The uniqueness of modern data quality management


Last month I addressed how data quality is perceived by different specialists inside the organisation. This month, I turn the spotlight onto what makes modern data quality management different from traditional approaches. Edwin Walker’s Data Science Central article ‘Difference between modern and traditional data quality’ provides an excellent starting point.

Walker describes this difference as follows: “Modern data quality practices make use of new technology, automation, and machine learning to handle a variety of data sources, ensure real-time processing, and stimulate stakeholder collaboration. Data governance, continuous monitoring, and proactive management are prioritised to ensure accurate, reliable, and fit-for-purpose data for informed decision-making and corporate success.”

Given how closely this aligned with the Data Management Body of Knowledge (DMBoK) of DAMA, I liked the tie-in with data governance. In my experience, data quality is hard to manage and improve without a proper data governance framework, management support, and appropriate processes.

The first four differences which Walker highlights are standard for today’s business environment. We are all aware of these influences:

  • Data sources and types: We have moved on from only having to deal with structured data in neatly modelled databases, to unstructured data, external data, social media data, IoT data, and more. The variety of data and the sourcing of data from outside the organisation’s controls, has significantly contributed to the complexity of data quality management.
  • Scale and volume: Big data and even terabytes of structured data have brought with it more challenges to process. Additionally, it is also difficult to quality assure data at such scale. Modern data processing, which includes data quality management, must leverage technologies like distributed processing and cloud computing to efficiently manage and improve the quality of such large datasets.
  • Real-time and near-time processing: In older batch-oriented systems, it was easier to schedule and integrate periodic data quality monitoring and cleansing processes. However, with real-time or near-real-time processing, data quality issues must be detected and addressed as they occur. The reason being that the data is often used immediately or stored or integrated with other data.
  • Data governance and data stewardship: We are all aware of how important data governance and data stewardship are to improve data quality management.
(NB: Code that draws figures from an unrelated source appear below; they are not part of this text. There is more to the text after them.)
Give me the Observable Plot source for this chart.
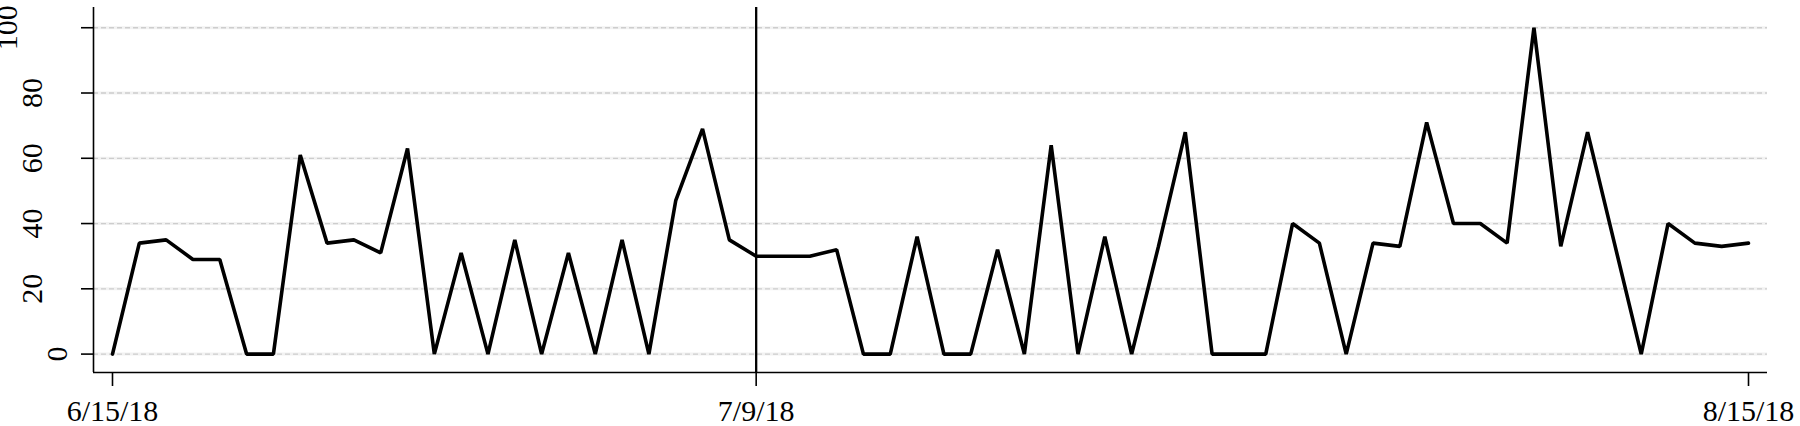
<!DOCTYPE html>
<html><head><meta charset="utf-8">
<script src="https://cdn.jsdelivr.net/npm/d3@7"></script>
<script src="https://cdn.jsdelivr.net/npm/@observablehq/plot@0.6"></script>
<style>html,body{margin:0;padding:0;background:#fff;}</style>
</head><body><div id="chart"></div>
<script>
const startDate = "2018-06-15";
const values = [0,34,35,29,29,0,0,61,34,35,31,63,0,31,0,35,0,31,0,35,0,47,69,35,30,30,30,32,0,0,36,0,0,32,0,64,0,36,0,33,68,0,0,0,40,34,0,34,33,71,40,40,34,100,33,68,34,0,40,34,33,34];
const xTickDates = ["2018-06-15","2018-07-09","2018-08-15"];
const xTickLabels = ["6/15/18","7/9/18","8/15/18"];
const refLineDate = "2018-07-09";
const yTicks = [0,20,40,60,80,100];
const yTickLabels = ["0","20","40","60","80","100"];

const start = new Date(startDate + "T00:00:00Z");
const data = values.map((v,i)=>({date: d3.utcDay.offset(start,i), value: v}));
const end = data[data.length-1].date;
const xTicks = xTickDates.map(s=>new Date(s+"T00:00:00Z"));
const ref = new Date(refLineDate+"T00:00:00Z");
const yLab = yTicks.map((v,i)=>({v, label: yTickLabels[i]}));
const labelDx = {1:-36, 2:-61, 3:-86};
const xDomain = [d3.utcHour.offset(start,-17), d3.utcHour.offset(end,17)];
const yDomain = [-5.64, 106.2];

const chart = Plot.plot({
  width:1800, height:426,
  marginLeft:93, marginRight:33, marginTop:7, marginBottom:54,
  style: {fontFamily:"Liberation Serif", fontSize:"30px", color:"black", background:"white"},
  x: {type:"utc", domain:xDomain},
  y: {domain:yDomain},
  marks: [
    Plot.ruleY(yTicks, {stroke:"#f2f2f2", strokeWidth:3}),
    Plot.ruleY(yTicks, {stroke:"#cdcdcd", strokeWidth:1.3, strokeDasharray:"5,3"}),
    Plot.ruleX([ref], {stroke:"black", strokeWidth:2.3}),
    Plot.lineY(data, {x:"date", y:"value", stroke:"black", strokeWidth:3.6, strokeLinejoin:"miter"}),
    Plot.ruleX([xDomain[0]], {stroke:"black", strokeWidth:1.6}),
    Plot.ruleY([yDomain[0]], {stroke:"black", strokeWidth:1.6}),
    Plot.axisX(xTicks, {tickSize:14, tickPadding:13, strokeWidth:1.6, fontSize:30,
      tickFormat: d => xTickLabels[xTicks.findIndex(t=>+t===+d)]}),
    Plot.axisY(yTicks, {tickSize:12, strokeWidth:1.6, tickFormat: () => ""}),
    ...[1,2,3].map(n=>Plot.text(yLab.filter(d=>d.label.length===n), {
      y:"v", text:"label", frameAnchor:"left", textAnchor:"middle", lineAnchor:"middle",
      rotate:-90, dx: labelDx[n], fontSize:30, fill:"black"}))
  ]
});
document.getElementById("chart").appendChild(chart);
</script>
</body></html>
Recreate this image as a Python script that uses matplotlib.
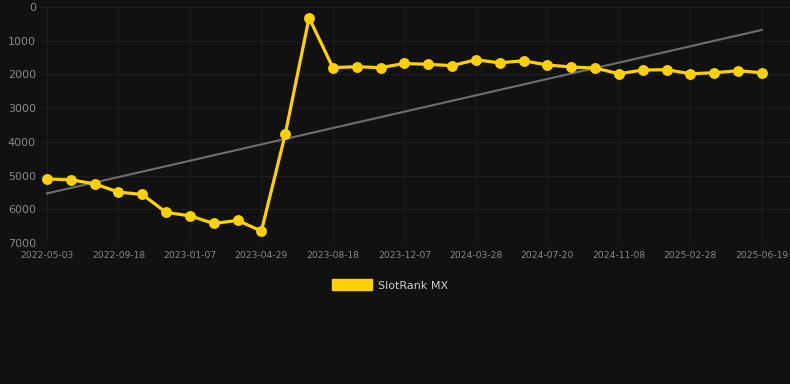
import matplotlib
matplotlib.use("Agg")
import matplotlib.pyplot as plt
from matplotlib.patches import Patch

tick_labels = ["2022-05-03", "2022-09-18", "2023-01-07", "2023-04-29", "2023-08-18",
               "2023-12-07", "2024-03-28", "2024-07-20", "2024-11-08", "2025-02-28",
               "2025-06-19"]
ranks = [5100, 5125, 5245, 5490, 5560, 6090, 6195, 6420, 6330, 6645,
         3775, 320, 1800, 1770, 1800, 1675, 1700, 1740, 1565, 1655,
         1595, 1720, 1780, 1810, 1980, 1870, 1860, 1980, 1950, 1890, 1950]
trend_ends = [5530, 680]
series_name = "SlotRank MX"

BG = "#111111"
GOLD = "#FFD100"

fig = plt.figure(figsize=(7.9, 3.84), dpi=100, facecolor=BG)
ax = fig.add_axes([40/790, 1 - 243/384, 750/790, 236/384], facecolor=BG)

n = len(ranks)
xs = list(range(n))
ax.plot([0, n - 1], trend_ends, color="#6e6e6e", lw=1.5, zorder=2)
ax.plot(xs, ranks, color=GOLD, lw=2.3, marker="o", markersize=6.8, zorder=3)

ax.set_ylim(7000, 0)
ax.set_xlim(-0.29, 31.18)
ax.set_yticks(range(0, 7001, 1000))
ax.set_xticks(range(0, n, 3))
ax.set_xticklabels(tick_labels)
ax.tick_params(axis="y", colors="#888888", labelsize=8, length=0, pad=3)
ax.tick_params(axis="x", colors="#888888", labelsize=6.6, length=0, pad=6)
ax.grid(True, color="#1e1e1e", lw=0.8)
for s in ax.spines.values():
    s.set_visible(False)

leg = fig.legend(handles=[Patch(facecolor=GOLD, edgecolor=GOLD, label=series_name)],
                 loc="center", bbox_to_anchor=(390/790, 1 - 285/384),
                 frameon=False, fontsize=8, labelcolor="#cccccc",
                 handlelength=3.6, handleheight=1.1, handletextpad=0.5)

fig.savefig("out.png", dpi=100, facecolor=BG)
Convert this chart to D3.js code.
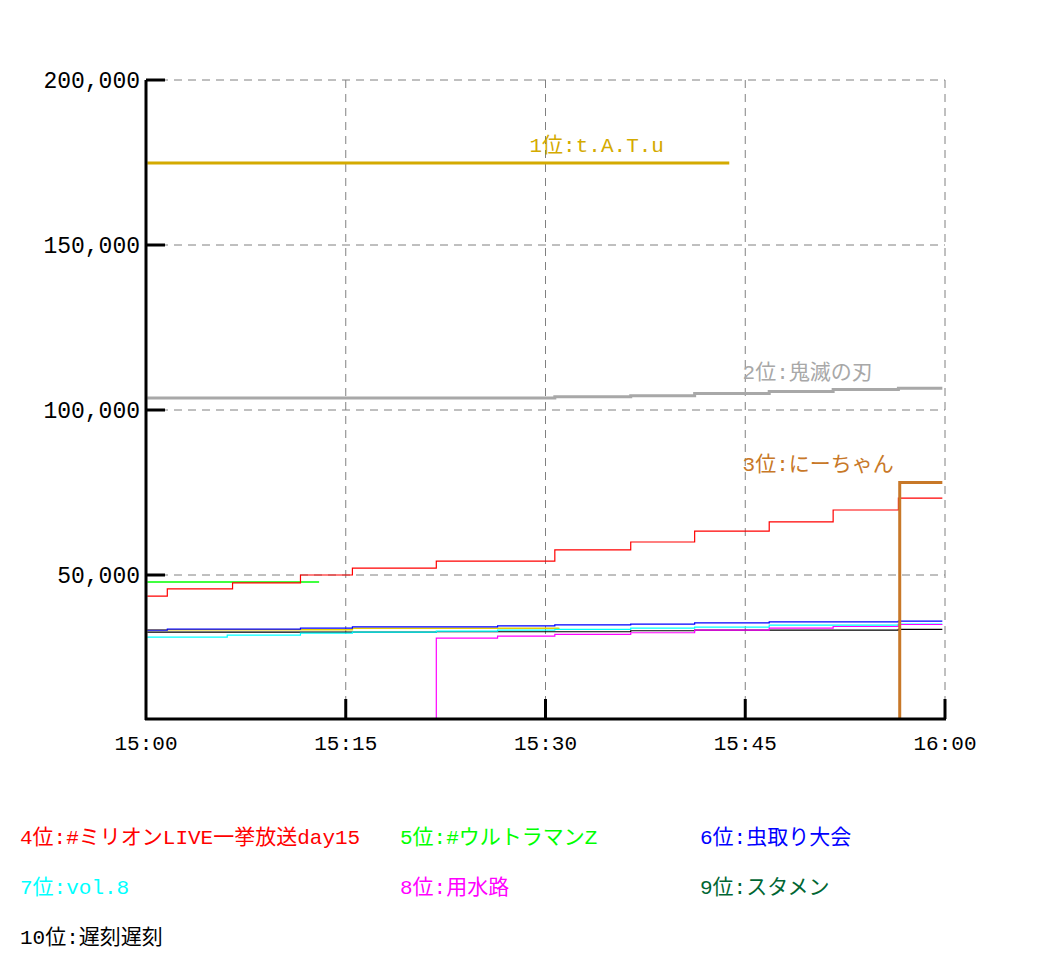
<!DOCTYPE html>
<html><head><meta charset="utf-8">
<script src="https://cdn.jsdelivr.net/npm/d3@7"></script>
<style>body{margin:0;background:#fff}</style>
</head><body>
<svg width="1045" height="975"></svg>
<script>
// minutes after 15:00 -> value
const rank1 = [[0.1, 174850], [43.8, 174850]];
const rank2 = [[0.1, 103600], [30.7, 104000], [36.4, 104300], [41.2, 105000], [46.8, 105600], [51.6, 106200], [56.5, 106600], [59.8, 106600]];
const rank3 = [[56.4, 0], [56.6, 78000], [59.8, 78000]];
const rank4 = [[0.1, 43600], [1.6, 45800], [6.5, 47600], [11.6, 50000], [15.5, 52100], [21.8, 54200], [30.7, 57600], [36.4, 60000], [41.2, 63300], [46.8, 66100], [51.6, 69700], [56.5, 73300], [59.8, 73300]];
const rank5 = [[0.1, 47900], [13, 47900]];
const rank6 = [[0.1, 33300], [1.6, 33600], [11.6, 33900], [15.5, 34300], [26.4, 34600], [30.7, 34900], [36.4, 35100], [41.2, 35500], [46.8, 35800], [56.5, 36000], [59.8, 36000]];
const rank7 = [[0.1, 31200], [6.1, 31800], [11.6, 32400], [15.5, 32700], [21.8, 33000], [26.4, 33300], [30.7, 33500], [36.4, 33900], [41.2, 34200], [46.8, 34800], [56.5, 35100], [59.8, 35100]];
const rank8 = [[21.6, 0], [21.8, 30900], [26.4, 31500], [30.7, 32000], [36.4, 32500], [41.2, 33300], [46.8, 33900], [51.6, 34400], [56.5, 35000], [59.8, 35000]];
const rank10 = [[0.1, 32700], [21.8, 32800], [36.4, 33100], [41.2, 33300], [56.5, 33500], [59.8, 33500]];
const yellowLine = [[0.1, 33400], [15.5, 33900], [31, 34000]];

const series = [
  {data: yellowLine, color: '#e8d000', w: 1.5},
  {data: rank10, color: '#000', w: 1.2},
  {data: rank7, color: '#00ffff', w: 1.2},
  {data: rank8, color: '#ff00ff', w: 1.2},
  {data: rank6, color: '#0000ff', w: 1.2},
  {data: rank5, color: '#00ff00', w: 1.5},
  {data: rank4, color: '#ff0000', w: 1.2},
  {data: rank3, color: '#c87828', w: 3},
  {data: rank2, color: '#a8a8a8', w: 3},
  {data: rank1, color: '#d4aa00', w: 3}
];
const topLabels = [
  {text: '1位:t.A.T.u', t: 28.8, v: 178200, color: '#d4aa00'},
  {text: '2位:鬼滅の刃', t: 44.8, v: 109400, color: '#a8a8a8'},
  {text: '3位:にーちゃん', t: 44.8, v: 81500, color: '#c87828'}
];
const legend = [
  ['4位:#ミリオンLIVE一挙放送day15', '#ff0000'], ['5位:#ウルトラマンZ', '#00ff00'], ['6位:虫取り大会', '#0000ff'],
  ['7位:vol.8', '#00ffff'], ['8位:用水路', '#ff00ff'], ['9位:スタメン', '#006633'],
  ['10位:遅刻遅刻', '#000']
];
const xTicks = [0, 15, 30, 45, 60];
const xTickLabels = ['15:00', '15:15', '15:30', '15:45', '16:00'];
const yTicks = [50000, 100000, 150000, 200000];

const font = '"Liberation Mono", "Noto Sans CJK JP", monospace';
const svg = d3.select('svg');
const x = d3.scaleLinear().domain([0, 60]).range([146, 945]);
const y = d3.scaleLinear().domain([6364, 200000]).range([719, 80]);

svg.append('defs').append('clipPath').attr('id', 'clip')
  .append('rect').attr('x', 146).attr('y', 80).attr('width', 799).attr('height', 639);

// grid
const grid = svg.append('g').attr('stroke', '#808080').attr('stroke-dasharray', '8,6').attr('stroke-width', 1);
grid.selectAll('line.h').data(yTicks).join('line')
  .attr('x1', 146).attr('x2', 945).attr('y1', d => y(d)).attr('y2', d => y(d));
grid.selectAll('line.v').data(xTicks.slice(1)).join('line')
  .attr('y1', 80).attr('y2', 719).attr('x1', d => x(d)).attr('x2', d => x(d));

// lines
const line = d3.line().curve(d3.curveStepAfter).x(d => x(d[0])).y(d => y(d[1]));
svg.append('g').attr('clip-path', 'url(#clip)').selectAll('path').data(series).join('path')
  .attr('fill', 'none').attr('stroke', d => d.color).attr('stroke-width', d => d.w)
  .attr('d', d => line(d.data));

// axes
const axes = svg.append('g').attr('stroke', '#000').attr('stroke-width', 3);
axes.append('line').attr('x1', 146).attr('x2', 146).attr('y1', 80).attr('y2', 720);
axes.append('line').attr('x1', 145).attr('x2', 946).attr('y1', 719).attr('y2', 719);
axes.selectAll('line.yt').data(yTicks).join('line')
  .attr('x1', 146).attr('x2', 165).attr('y1', d => y(d)).attr('y2', d => y(d));
axes.selectAll('line.xt').data(xTicks.slice(1)).join('line')
  .attr('x1', d => x(d)).attr('x2', d => x(d)).attr('y1', 719).attr('y2', 699);

const fmt = d3.format(',');
svg.append('g').selectAll('text').data(yTicks).join('text')
  .attr('x', 140).attr('y', d => y(d) + 8).attr('text-anchor', 'end')
  .attr('font-family', font).attr('font-size', 23).text(d => fmt(d));
svg.append('g').selectAll('text').data(xTicks).join('text')
  .attr('x', d => x(d)).attr('y', 750).attr('text-anchor', 'middle')
  .attr('font-family', font).attr('font-size', 21).text((d, i) => xTickLabels[i]);

svg.append('g').selectAll('text').data(topLabels).join('text')
  .attr('x', d => x(d.t)).attr('y', d => y(d.v)).attr('fill', d => d.color)
  .attr('font-family', font).attr('font-size', 21).text(d => d.text);

const legX = [20, 400, 700];
svg.append('g').selectAll('text').data(legend).join('text')
  .attr('x', (d, i) => legX[i % 3]).attr('y', (d, i) => 844 + Math.floor(i / 3) * 50)
  .attr('fill', d => d[1]).attr('font-family', font).attr('font-size', 21).text(d => d[0]);
</script>
</body></html>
Data governance frameworks include policies, procedures, and responsibilities for managing data quality throughout the organisation. Data stewards are assigned to ensure adherence to these policies and to drive data quality initiatives. The key difference is that in more modern organisations, data governance and data stewardship are being accepted as part of the company’s fabric and way of working.

Things start getting really interesting in Walker’s article when we move beyond the four introductory points, to discuss another three very relevant points. Here they are with my take:

  • Automation and machine learning: The practice of using automation and machine learning techniques to enhance data quality processes is a relatively new aspect. Automation makes it possible to schedule the execution of repetitive tasks, for example data cleansing, validation, and standardisation. Machine learning algorithms can identify patterns and anomalies in data, enabling automated detection of data quality issues. Predictive modelling can be used to indicate where data quality standards are going to off track. This will enable companies to apply more proactive interventions.
  • Collaboration and cross-functional involvement: In traditional organisations, data quality handling was primarily an IT function. At best, it often fell on the shoulders of the data warehouse and business intelligence teams especially when it came to ‘dealing with’ bad quality data. However, modern data quality practices involve collaboration among various stakeholders. This sees an enterprise-wide acceptance that this is ‘our’ problem. A DQ Labs blog post writes that ‘both producers and consumers of data are shifting away from the traditional ideologies around centralised data ownership towards new principles around decentralised data ownership.’ Therefore, it is vital that business users, data analysts, data scientists, and subject matter experts all get involved. Through this collaboration, the company can ensure that data quality requirements are aligned with business needs and that data quality efforts address the specific goals of the various business functions. I see more companies use the term ‘data owner’. This gives business users the ownership and mandate to influence data quality right from the moment that data enters the organisational systems.
  • Data quality as a continuous process: Modern data quality practices rely on continuous and embedded data quality management. Data quality is no longer a one-time activity that has been moved to the side. The organisations that have the most success, continuously monitor, measure, and improve data quality through feedback loops back to the business as well as the system and data owners. This is where the data quality dashboard has become more widely accepted and actively used to ensure sustained data quality over time.

With the above in mind, Walker summarises the article aptly, which is what I will close off on for you to ponder over: ‘Overall, modern data quality practices adapt to the changing data landscape, incorporating new data types, handling larger volumes of data, and leveraging automation and advanced analytics. They prioritise real-time processing, collaboration, and continuous improvement to ensure high-quality data that supports informed decision-making and business success.’